Challenge → Up to and including the line with "0.0002, 0.0001, 0, 0];", write out the listing from its first line, minus the pictures.

******************************

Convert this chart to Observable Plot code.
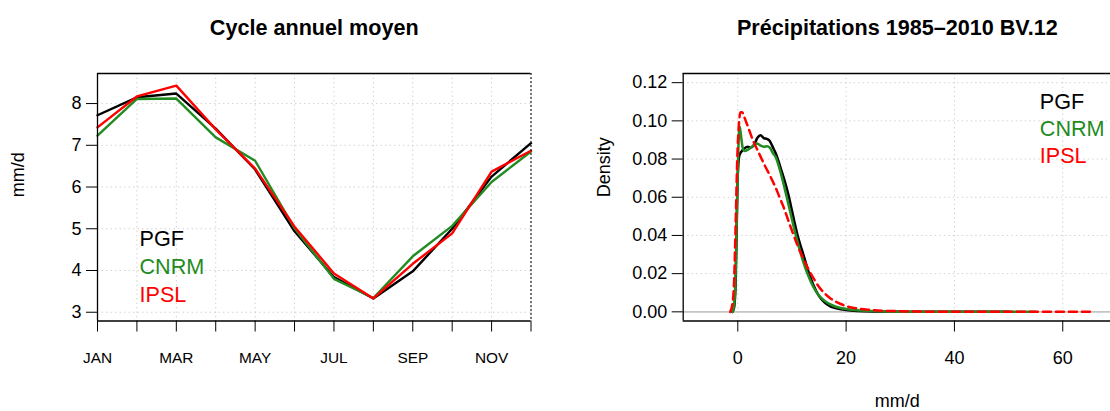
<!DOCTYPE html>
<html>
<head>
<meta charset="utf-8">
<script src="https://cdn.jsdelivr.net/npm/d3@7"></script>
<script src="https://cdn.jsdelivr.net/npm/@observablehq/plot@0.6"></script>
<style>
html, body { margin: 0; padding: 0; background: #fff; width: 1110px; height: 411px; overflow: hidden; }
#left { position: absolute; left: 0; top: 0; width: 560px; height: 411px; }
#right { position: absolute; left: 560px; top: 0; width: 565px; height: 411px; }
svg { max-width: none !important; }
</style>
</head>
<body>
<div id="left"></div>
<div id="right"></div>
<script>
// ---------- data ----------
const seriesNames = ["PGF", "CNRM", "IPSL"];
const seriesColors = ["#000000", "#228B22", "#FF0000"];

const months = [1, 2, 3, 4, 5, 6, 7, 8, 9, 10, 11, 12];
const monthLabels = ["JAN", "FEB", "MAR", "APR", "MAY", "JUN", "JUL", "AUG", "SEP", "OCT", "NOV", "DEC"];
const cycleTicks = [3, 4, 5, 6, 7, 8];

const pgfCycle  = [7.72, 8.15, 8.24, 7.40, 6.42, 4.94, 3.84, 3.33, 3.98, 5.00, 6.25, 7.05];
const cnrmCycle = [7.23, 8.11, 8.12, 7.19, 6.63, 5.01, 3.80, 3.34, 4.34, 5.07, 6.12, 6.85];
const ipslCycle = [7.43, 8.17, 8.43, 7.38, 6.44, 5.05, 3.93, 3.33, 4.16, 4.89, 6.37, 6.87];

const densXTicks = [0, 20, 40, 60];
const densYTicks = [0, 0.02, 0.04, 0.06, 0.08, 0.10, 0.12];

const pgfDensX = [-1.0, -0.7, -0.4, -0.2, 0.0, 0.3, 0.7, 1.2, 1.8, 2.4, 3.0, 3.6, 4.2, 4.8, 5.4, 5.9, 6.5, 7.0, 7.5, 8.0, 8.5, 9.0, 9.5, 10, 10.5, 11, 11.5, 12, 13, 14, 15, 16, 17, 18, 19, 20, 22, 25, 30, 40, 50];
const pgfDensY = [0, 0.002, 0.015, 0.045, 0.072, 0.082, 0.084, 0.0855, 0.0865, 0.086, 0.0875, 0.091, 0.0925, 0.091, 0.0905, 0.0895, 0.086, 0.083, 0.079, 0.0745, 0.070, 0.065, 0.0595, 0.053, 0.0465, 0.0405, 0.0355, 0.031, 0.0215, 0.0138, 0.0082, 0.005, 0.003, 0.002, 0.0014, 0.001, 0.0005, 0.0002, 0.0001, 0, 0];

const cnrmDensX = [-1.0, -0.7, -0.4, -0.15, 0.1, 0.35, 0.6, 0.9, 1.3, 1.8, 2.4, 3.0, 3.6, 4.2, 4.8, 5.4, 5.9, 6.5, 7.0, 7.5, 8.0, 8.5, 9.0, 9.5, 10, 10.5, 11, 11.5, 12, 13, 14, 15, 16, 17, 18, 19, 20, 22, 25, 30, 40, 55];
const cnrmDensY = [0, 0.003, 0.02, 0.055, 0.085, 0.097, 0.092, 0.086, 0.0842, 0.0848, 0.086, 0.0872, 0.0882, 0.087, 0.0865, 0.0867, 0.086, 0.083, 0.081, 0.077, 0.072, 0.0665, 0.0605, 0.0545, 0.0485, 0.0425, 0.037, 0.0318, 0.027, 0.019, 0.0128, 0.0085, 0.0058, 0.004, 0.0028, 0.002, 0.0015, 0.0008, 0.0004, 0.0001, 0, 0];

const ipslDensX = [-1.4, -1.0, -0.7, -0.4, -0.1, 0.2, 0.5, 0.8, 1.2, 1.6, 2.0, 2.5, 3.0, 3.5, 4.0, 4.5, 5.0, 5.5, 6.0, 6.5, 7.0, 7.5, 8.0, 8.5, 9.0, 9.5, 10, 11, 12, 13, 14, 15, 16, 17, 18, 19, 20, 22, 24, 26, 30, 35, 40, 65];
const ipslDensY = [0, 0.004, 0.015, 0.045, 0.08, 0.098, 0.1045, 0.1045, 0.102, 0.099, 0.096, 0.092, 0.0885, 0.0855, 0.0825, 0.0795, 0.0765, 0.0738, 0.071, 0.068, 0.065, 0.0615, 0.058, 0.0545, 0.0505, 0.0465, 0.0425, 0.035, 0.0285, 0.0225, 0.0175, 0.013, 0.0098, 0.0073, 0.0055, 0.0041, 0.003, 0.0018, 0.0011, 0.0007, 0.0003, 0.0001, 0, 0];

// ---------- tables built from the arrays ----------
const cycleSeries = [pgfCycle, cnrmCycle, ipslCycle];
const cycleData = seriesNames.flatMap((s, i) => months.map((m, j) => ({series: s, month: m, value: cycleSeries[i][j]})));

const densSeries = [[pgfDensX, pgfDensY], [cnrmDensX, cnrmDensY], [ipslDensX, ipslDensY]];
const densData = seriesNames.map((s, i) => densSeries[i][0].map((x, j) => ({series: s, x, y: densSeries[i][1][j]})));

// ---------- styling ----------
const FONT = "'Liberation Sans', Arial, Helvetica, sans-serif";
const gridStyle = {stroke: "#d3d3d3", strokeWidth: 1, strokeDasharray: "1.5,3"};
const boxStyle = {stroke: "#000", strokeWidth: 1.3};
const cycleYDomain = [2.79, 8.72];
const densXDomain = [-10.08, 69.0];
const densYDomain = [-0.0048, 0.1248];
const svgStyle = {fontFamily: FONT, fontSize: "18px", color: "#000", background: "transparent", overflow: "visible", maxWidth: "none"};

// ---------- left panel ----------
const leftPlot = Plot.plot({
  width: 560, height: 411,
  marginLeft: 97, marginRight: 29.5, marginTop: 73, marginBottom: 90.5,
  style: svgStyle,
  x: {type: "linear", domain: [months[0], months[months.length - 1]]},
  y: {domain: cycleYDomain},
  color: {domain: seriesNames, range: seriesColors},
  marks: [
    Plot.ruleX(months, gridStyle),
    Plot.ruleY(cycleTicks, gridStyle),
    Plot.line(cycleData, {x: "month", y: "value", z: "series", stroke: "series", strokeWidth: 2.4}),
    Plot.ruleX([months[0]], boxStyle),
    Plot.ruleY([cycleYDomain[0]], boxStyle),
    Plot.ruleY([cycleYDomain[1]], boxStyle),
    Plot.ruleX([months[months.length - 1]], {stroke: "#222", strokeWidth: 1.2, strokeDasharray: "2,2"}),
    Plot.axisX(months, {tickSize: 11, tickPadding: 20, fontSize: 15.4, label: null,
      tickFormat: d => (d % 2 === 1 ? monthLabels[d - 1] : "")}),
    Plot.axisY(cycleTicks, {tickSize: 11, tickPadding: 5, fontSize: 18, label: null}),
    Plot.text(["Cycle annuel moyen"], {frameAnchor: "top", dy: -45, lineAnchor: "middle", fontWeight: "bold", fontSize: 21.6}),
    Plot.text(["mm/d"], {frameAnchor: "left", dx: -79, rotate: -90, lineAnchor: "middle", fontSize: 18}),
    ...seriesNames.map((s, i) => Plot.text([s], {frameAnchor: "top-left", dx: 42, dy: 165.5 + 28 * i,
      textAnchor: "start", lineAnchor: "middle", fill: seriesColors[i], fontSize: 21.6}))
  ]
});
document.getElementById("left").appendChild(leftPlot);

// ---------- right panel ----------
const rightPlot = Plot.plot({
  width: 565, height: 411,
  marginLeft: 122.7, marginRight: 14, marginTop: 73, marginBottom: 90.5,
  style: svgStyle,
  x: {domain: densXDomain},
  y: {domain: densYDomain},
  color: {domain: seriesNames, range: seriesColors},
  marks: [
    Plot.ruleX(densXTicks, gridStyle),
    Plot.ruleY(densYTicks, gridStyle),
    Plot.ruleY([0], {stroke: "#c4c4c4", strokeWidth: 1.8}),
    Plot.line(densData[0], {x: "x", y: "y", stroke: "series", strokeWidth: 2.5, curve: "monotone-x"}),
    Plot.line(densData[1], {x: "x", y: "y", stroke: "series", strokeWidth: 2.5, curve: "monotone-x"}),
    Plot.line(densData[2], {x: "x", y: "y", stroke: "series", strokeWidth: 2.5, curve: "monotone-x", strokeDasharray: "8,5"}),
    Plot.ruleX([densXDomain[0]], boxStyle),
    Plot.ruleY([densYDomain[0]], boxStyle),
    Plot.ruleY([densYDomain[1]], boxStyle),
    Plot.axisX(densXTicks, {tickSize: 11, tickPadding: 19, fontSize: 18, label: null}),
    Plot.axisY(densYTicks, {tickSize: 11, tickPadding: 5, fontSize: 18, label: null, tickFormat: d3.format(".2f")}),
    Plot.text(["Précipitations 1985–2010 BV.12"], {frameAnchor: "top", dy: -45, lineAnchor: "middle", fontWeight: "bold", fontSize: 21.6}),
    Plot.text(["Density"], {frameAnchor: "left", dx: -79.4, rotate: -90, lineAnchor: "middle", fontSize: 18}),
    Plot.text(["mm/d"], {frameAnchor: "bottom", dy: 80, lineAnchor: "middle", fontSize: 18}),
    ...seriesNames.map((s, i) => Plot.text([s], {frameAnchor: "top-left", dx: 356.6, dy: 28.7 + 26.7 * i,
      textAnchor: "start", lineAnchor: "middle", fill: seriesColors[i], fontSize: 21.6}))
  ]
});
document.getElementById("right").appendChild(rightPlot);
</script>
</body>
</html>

******************************

Response for this exercise →
Convert this chart to Observable Plot code.
<!DOCTYPE html>
<html>
<head>
<meta charset="utf-8">
<script src="https://cdn.jsdelivr.net/npm/d3@7"></script>
<script src="https://cdn.jsdelivr.net/npm/@observablehq/plot@0.6"></script>
<style>
html, body { margin: 0; padding: 0; background: #fff; width: 1110px; height: 411px; overflow: hidden; }
#left { position: absolute; left: 0; top: 0; width: 560px; height: 411px; }
#right { position: absolute; left: 560px; top: 0; width: 565px; height: 411px; }
svg { max-width: none !important; }
</style>
</head>
<body>
<div id="left"></div>
<div id="right"></div>
<script>
// ---------- data ----------
const seriesNames = ["PGF", "CNRM", "IPSL"];
const seriesColors = ["#000000", "#228B22", "#FF0000"];

const months = [1, 2, 3, 4, 5, 6, 7, 8, 9, 10, 11, 12];
const monthLabels = ["JAN", "FEB", "MAR", "APR", "MAY", "JUN", "JUL", "AUG", "SEP", "OCT", "NOV", "DEC"];
const cycleTicks = [3, 4, 5, 6, 7, 8];

const pgfCycle  = [7.72, 8.15, 8.24, 7.40, 6.42, 4.94, 3.84, 3.33, 3.98, 5.00, 6.25, 7.05];
const cnrmCycle = [7.23, 8.11, 8.12, 7.19, 6.63, 5.01, 3.80, 3.34, 4.34, 5.07, 6.12, 6.85];
const ipslCycle = [7.43, 8.17, 8.43, 7.38, 6.44, 5.05, 3.93, 3.33, 4.16, 4.89, 6.37, 6.87];

const densXTicks = [0, 20, 40, 60];
const densYTicks = [0, 0.02, 0.04, 0.06, 0.08, 0.10, 0.12];

const pgfDensX = [-1.0, -0.7, -0.4, -0.2, 0.0, 0.3, 0.7, 1.2, 1.8, 2.4, 3.0, 3.6, 4.2, 4.8, 5.4, 5.9, 6.5, 7.0, 7.5, 8.0, 8.5, 9.0, 9.5, 10, 10.5, 11, 11.5, 12, 13, 14, 15, 16, 17, 18, 19, 20, 22, 25, 30, 40, 50];
const pgfDensY = [0, 0.002, 0.015, 0.045, 0.072, 0.082, 0.084, 0.0855, 0.0865, 0.086, 0.0875, 0.091, 0.0925, 0.091, 0.0905, 0.0895, 0.086, 0.083, 0.079, 0.0745, 0.070, 0.065, 0.0595, 0.053, 0.0465, 0.0405, 0.0355, 0.031, 0.0215, 0.0138, 0.0082, 0.005, 0.003, 0.002, 0.0014, 0.001, 0.0005, 0.0002, 0.0001, 0, 0];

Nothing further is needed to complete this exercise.